** Begin Information provided **
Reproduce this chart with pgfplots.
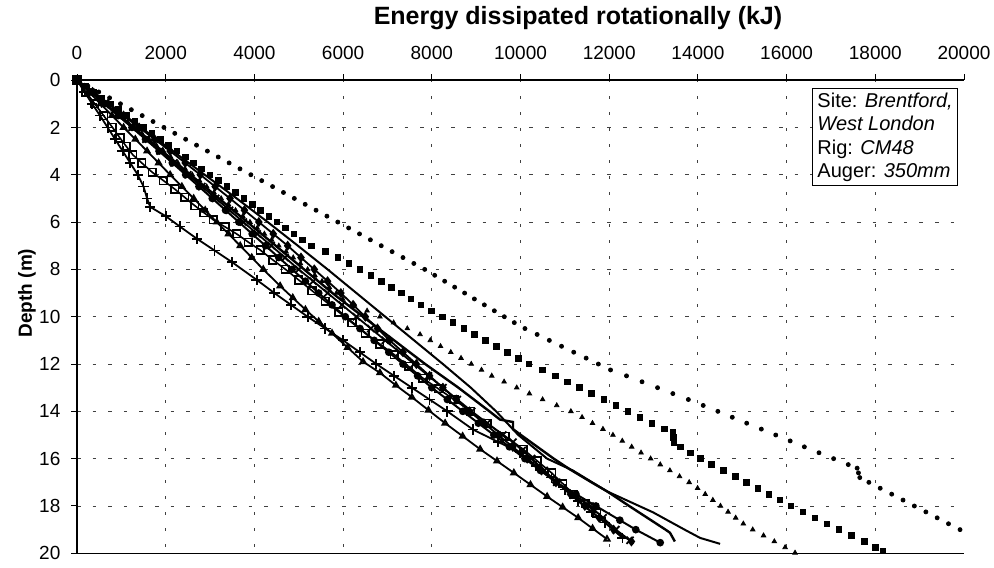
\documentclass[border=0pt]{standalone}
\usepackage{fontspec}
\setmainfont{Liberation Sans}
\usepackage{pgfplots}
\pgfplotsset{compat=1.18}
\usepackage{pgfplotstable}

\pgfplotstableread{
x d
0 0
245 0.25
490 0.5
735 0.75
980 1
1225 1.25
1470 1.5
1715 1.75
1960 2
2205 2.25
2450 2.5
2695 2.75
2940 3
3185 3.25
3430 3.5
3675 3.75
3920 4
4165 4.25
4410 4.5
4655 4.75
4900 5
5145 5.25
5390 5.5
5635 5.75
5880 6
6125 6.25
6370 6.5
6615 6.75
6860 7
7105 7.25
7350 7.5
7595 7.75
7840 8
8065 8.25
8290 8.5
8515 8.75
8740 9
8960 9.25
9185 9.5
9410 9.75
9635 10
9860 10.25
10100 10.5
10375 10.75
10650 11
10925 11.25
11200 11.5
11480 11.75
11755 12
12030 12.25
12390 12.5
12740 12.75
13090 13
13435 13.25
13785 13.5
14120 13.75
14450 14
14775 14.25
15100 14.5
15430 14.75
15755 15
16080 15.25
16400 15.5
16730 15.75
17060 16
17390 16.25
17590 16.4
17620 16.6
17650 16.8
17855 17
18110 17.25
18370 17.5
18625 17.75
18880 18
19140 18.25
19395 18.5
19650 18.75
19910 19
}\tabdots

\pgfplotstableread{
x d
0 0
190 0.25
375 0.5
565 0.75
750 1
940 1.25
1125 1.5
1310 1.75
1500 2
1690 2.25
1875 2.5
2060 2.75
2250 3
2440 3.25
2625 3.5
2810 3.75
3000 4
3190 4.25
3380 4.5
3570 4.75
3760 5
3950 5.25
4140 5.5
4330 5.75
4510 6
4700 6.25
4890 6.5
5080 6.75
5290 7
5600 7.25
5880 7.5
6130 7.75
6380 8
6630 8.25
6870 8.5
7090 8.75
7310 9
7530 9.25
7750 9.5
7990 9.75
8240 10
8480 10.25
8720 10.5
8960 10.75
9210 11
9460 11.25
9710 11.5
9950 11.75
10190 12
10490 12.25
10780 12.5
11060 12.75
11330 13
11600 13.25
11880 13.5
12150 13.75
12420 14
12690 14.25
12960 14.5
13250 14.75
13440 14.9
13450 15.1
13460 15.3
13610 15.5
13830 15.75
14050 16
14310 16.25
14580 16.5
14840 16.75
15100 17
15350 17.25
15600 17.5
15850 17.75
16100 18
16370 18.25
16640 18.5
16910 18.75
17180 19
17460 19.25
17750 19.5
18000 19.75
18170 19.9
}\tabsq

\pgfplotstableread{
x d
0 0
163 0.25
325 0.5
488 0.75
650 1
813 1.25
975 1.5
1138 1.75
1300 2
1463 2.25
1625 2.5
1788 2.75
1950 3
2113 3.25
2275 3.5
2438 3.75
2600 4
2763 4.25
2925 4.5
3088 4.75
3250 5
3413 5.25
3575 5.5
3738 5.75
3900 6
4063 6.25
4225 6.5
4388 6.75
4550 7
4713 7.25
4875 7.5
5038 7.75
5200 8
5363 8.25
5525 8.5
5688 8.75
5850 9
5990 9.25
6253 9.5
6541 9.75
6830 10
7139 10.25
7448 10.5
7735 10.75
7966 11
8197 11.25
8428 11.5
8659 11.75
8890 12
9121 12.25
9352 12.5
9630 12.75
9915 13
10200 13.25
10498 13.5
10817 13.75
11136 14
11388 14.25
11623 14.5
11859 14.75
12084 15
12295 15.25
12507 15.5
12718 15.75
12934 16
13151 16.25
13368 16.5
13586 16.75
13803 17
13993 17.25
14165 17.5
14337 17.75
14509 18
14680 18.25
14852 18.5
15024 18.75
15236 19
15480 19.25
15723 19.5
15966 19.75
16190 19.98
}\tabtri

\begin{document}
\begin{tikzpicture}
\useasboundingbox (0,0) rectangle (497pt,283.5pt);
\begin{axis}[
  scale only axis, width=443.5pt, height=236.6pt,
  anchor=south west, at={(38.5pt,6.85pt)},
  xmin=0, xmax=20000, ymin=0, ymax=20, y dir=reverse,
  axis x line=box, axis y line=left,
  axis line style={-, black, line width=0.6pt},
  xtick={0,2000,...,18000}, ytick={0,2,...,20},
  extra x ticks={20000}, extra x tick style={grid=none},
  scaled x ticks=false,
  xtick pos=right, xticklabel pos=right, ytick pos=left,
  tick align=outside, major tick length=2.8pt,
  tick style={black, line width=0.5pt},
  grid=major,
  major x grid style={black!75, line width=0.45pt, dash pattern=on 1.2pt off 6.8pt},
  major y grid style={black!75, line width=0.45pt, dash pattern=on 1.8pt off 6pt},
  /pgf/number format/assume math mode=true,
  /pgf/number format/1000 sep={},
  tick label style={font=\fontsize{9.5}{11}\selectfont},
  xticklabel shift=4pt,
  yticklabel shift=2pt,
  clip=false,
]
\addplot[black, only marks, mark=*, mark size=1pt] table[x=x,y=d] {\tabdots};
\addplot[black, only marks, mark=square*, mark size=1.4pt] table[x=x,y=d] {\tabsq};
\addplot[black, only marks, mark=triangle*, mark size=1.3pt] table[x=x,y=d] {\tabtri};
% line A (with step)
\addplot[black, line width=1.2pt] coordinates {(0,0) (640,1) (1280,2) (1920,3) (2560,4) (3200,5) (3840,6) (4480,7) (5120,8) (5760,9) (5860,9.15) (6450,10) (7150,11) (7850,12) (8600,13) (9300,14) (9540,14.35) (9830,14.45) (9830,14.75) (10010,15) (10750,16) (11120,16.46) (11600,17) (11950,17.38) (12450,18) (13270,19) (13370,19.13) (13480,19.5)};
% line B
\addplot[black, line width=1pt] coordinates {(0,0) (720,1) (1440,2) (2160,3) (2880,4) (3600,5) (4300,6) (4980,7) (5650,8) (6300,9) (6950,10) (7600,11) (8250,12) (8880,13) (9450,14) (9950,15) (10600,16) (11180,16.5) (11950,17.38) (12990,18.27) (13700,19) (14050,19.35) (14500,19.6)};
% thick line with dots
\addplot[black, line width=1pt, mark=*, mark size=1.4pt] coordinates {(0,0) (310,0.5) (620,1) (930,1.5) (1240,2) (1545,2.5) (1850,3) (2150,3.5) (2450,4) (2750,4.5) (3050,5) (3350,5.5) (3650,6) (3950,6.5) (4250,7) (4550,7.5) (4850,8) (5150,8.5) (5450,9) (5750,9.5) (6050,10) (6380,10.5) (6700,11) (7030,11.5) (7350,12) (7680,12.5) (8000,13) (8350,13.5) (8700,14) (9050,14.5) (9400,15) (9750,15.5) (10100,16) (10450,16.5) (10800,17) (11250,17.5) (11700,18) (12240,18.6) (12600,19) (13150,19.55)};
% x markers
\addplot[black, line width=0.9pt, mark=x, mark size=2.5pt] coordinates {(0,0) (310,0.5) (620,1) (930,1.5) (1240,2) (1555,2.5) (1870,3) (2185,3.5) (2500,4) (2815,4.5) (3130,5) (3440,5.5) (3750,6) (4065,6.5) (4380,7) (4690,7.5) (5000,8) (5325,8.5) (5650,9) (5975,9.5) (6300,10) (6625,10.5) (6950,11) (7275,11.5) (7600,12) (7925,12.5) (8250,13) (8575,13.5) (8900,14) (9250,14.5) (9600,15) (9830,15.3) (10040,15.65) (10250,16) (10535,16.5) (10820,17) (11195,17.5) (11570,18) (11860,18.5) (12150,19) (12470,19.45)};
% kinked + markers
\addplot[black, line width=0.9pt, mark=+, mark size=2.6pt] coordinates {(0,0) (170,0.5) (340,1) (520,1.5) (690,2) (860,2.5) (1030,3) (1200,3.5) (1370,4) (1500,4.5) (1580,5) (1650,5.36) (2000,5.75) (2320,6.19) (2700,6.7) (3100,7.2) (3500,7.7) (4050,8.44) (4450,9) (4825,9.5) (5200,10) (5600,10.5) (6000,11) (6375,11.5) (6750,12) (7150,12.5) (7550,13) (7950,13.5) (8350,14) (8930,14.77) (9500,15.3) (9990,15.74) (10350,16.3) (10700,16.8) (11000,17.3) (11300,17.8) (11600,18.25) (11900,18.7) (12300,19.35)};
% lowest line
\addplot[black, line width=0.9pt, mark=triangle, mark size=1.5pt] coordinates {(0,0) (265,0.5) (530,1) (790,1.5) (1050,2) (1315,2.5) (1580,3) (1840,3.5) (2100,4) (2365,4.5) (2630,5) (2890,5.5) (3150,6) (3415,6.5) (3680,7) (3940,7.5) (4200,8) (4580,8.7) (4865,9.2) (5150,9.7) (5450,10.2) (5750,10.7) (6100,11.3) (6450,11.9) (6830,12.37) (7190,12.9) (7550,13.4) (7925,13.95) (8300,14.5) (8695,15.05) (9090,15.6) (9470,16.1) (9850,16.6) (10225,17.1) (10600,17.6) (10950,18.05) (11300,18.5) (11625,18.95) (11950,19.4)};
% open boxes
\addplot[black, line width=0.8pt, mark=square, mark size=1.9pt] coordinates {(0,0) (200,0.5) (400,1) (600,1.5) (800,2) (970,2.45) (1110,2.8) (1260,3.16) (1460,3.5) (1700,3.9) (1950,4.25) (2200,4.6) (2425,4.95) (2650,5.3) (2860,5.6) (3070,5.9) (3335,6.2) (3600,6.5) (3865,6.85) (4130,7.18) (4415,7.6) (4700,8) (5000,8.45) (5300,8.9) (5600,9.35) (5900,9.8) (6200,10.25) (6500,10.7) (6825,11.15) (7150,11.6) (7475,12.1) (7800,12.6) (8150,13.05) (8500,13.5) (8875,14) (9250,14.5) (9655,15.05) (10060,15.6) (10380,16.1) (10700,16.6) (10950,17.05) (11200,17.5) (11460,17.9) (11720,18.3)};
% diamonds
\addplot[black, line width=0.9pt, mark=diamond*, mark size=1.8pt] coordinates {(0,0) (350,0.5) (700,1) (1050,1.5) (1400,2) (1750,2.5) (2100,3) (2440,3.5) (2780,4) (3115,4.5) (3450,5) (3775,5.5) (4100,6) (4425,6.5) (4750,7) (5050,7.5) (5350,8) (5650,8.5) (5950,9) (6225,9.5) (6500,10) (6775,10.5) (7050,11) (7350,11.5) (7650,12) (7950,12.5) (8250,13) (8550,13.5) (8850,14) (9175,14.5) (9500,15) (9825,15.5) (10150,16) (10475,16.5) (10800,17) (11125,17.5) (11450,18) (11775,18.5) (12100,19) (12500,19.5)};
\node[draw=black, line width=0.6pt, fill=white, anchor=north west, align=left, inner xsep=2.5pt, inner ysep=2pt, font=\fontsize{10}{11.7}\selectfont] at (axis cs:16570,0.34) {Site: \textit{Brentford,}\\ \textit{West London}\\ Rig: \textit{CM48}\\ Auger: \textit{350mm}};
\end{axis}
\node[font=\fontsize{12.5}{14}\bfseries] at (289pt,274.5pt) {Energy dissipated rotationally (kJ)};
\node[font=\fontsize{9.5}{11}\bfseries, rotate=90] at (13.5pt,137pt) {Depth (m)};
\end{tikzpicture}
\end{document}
** End Information provided **
What needs to be done:
Search the data above for lines holding "with" and copy each of them.

Solution:
Reproduce this chart with pgfplots.
% line A (with step)
% thick line with dots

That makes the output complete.